Broadband dielectric spectroscopy of multilayer graphene/epoxy nanocomposites

Graphene is a carbon-based allotrope material which, since very few years, appears as very exciting due to incredible physical properties such as a high electron mobility (250,000 cm²/Vs), a high thermal conductivity (5,000 W/mK) and a high Young´s modulus (1 TPa). Obtained from the exfoliation of graphite pristine in the form of multilayer graphene (MLG) nanoplatelets, it focuses an increasing attention when mixed to a polymer matrix to produce MLG/polymer nanocomposites. Up to now, few studies have mainly reported on the effects on the thermal conductivity of various MLG/polymer nanocomposites. However, no study has been led on their dielectric properties. In this paper, we propose to study the impact of MLG on the dielectric permittivity and losses of an epoxy nanocomposite with different low nanoflakes filler contents from 0.005 to 0.5 wt.%, chosen below the electrical percolation threshold.

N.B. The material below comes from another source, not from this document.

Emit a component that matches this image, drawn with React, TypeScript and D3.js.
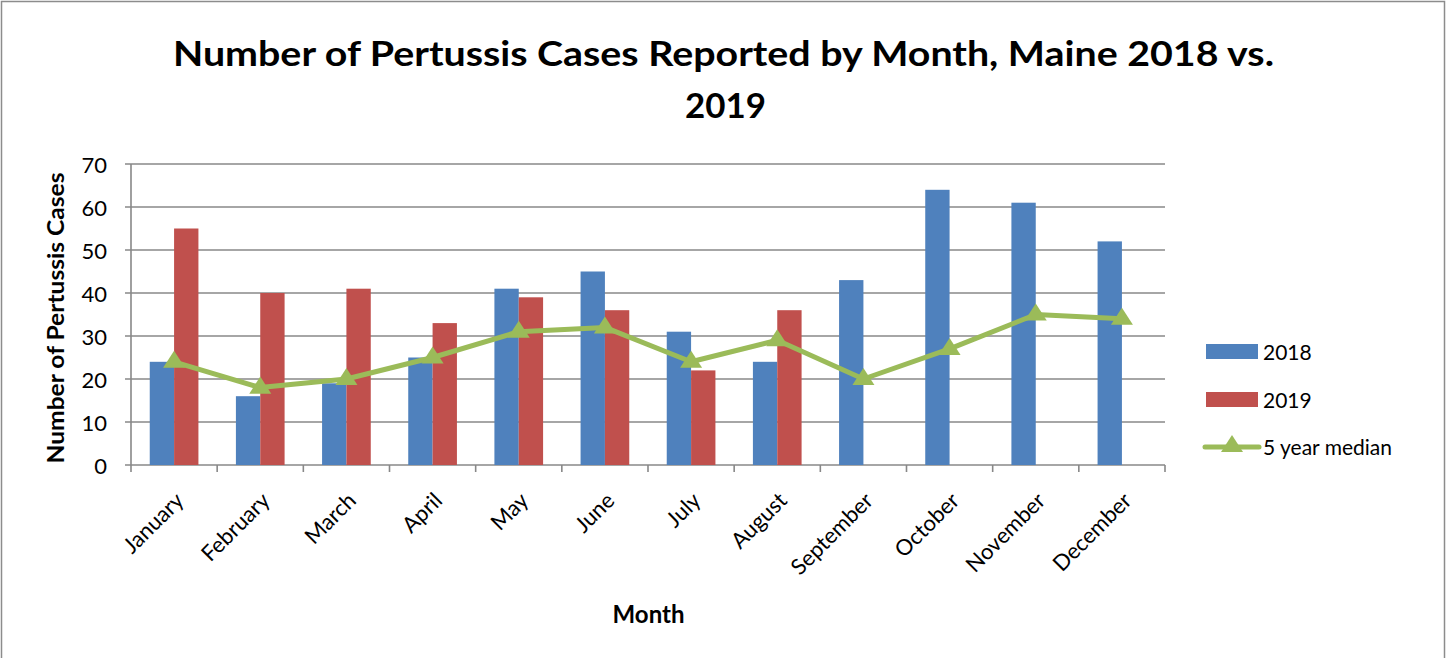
import React from "react";
import * as d3 from "d3";

const months = ["January","February","March","April","May","June","July","August","September","October","November","December"];
const cases2018 = [24,16,19,25,41,45,31,24,43,64,61,52];
const cases2019: (number|null)[] = [55,40,41,33,39,36,22,36,null,null,null,null];
const median5 = [24,18,20,25,31,32,24,29,20,27,35,34];
const yTicks = [0,10,20,30,40,50,60,70];

const W = 1448, H = 658;
const FONT = "Lato, 'Open Sans', sans-serif";
const BLUE = "#4F81BD", RED = "#C0504D", GREEN = "#9BBB59", GRID = "#888888";

export default function App() {
  const left = 131, right = 1165, top = 164, bottom = 465;
  const x = d3.scaleBand<string>().domain(months).range([left, right]).paddingInner(0).paddingOuter(0);
  const y = d3.scaleLinear().domain([0,70]).range([bottom, top]);
  const bw = x.bandwidth();
  const barW = bw / 3.54;
  const line = d3.line<number>().x((_, i) => x(months[i])! + bw / 2).y(d => y(d));
  const tri = (cx: number, cy: number, s = 11) => `M${cx},${cy - s} L${cx + s * 1.0},${cy + s * 0.55} L${cx - s * 1.0},${cy + s * 0.55} Z`;
  return (
    <svg width={W} height={H} style={{ position: "absolute", left: 0, top: 0, background: "#fff" }} fontFamily={FONT}>
      <rect x={1.5} y={1.5} width={1443} height={700} fill="#fff" stroke="#8c8c8c" strokeWidth={1.5} />
      <text x={723.5} y={66} textAnchor="middle" fontSize={34} fontWeight="bold" textLength={1101} lengthAdjust="spacingAndGlyphs">Number of Pertussis Cases Reported by Month, Maine 2018 vs.</text>
      <text x={725.5} y={118} textAnchor="middle" fontSize={34} fontWeight="bold" textLength={81} lengthAdjust="spacingAndGlyphs">2019</text>
      {yTicks.map(t => (
        <g key={t}>
          <line x1={left - 6} x2={right} y1={y(t)} y2={y(t)} stroke={GRID} strokeWidth={1.6} />
          <text x={107} y={y(t) + 9} textAnchor="end" fontSize={22}>{t}</text>
        </g>
      ))}
      <line x1={left} x2={left} y1={top} y2={bottom} stroke={GRID} strokeWidth={1.6} />
      {months.map((m) => (
        <line key={"t" + m} x1={x(m)!} x2={x(m)!} y1={bottom} y2={bottom + 7} stroke={GRID} strokeWidth={1.6} />
      ))}
      <line x1={right} x2={right} y1={bottom} y2={bottom + 7} stroke={GRID} strokeWidth={1.6} />
      {months.map((m, i) => {
        const cx = x(m)! + bw / 2;
        return (
          <g key={m}>
            <rect x={cx - barW} y={y(cases2018[i])} width={barW} height={bottom - y(cases2018[i])} fill={BLUE} />
            {cases2019[i] != null && (
              <rect x={cx} y={y(cases2019[i]!)} width={barW} height={bottom - y(cases2019[i]!)} fill={RED} />
            )}
            <text transform={`translate(${cx + 11},502) rotate(-45)`} textAnchor="end" fontSize={22}>{m}</text>
          </g>
        );
      })}
      <path d={line(median5)!} fill="none" stroke={GREEN} strokeWidth={5} strokeLinejoin="round" />
      {median5.map((v, i) => (
        <path key={"m" + i} d={tri(x(months[i])! + bw / 2, y(v))} fill={GREEN} />
      ))}
      <text transform={`translate(64,318) rotate(-90)`} textAnchor="middle" fontSize={23} fontWeight="bold" textLength={291} lengthAdjust="spacingAndGlyphs">Number of Pertussis Cases</text>
      <text x={648.5} y={623} textAnchor="middle" fontSize={24} fontWeight="bold">Month</text>
      <rect x={1206} y={344} width={52} height={15} fill={BLUE} />
      <text x={1263} y={360} fontSize={21}>2018</text>
      <rect x={1206} y={392} width={52} height={15} fill={RED} />
      <text x={1263} y={408} fontSize={21}>2019</text>
      <line x1={1205} x2={1259} y1={447} y2={447} stroke={GREEN} strokeWidth={5} strokeLinecap="round" />
      <path d={tri(1232, 446)} fill={GREEN} />
      <text x={1263} y={455} fontSize={21}>5 year median</text>
    </svg>
  );
}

The study will be performed both in wide temperature and frequency ranges in order to highlight the influence of the MLG nanoplatelets on the epoxy relaxation dynamics using a broadband dielectric spectrometer from Novocontrol. The MLG loading causes an increase of the polarizability of the composite material and thus the dielectric losses. At high temperature, at small MLG additions, the graphene particles interfere with the cooperative movements associated with the vitreous transition temperature, increasing the permittivity and decreasing the losses.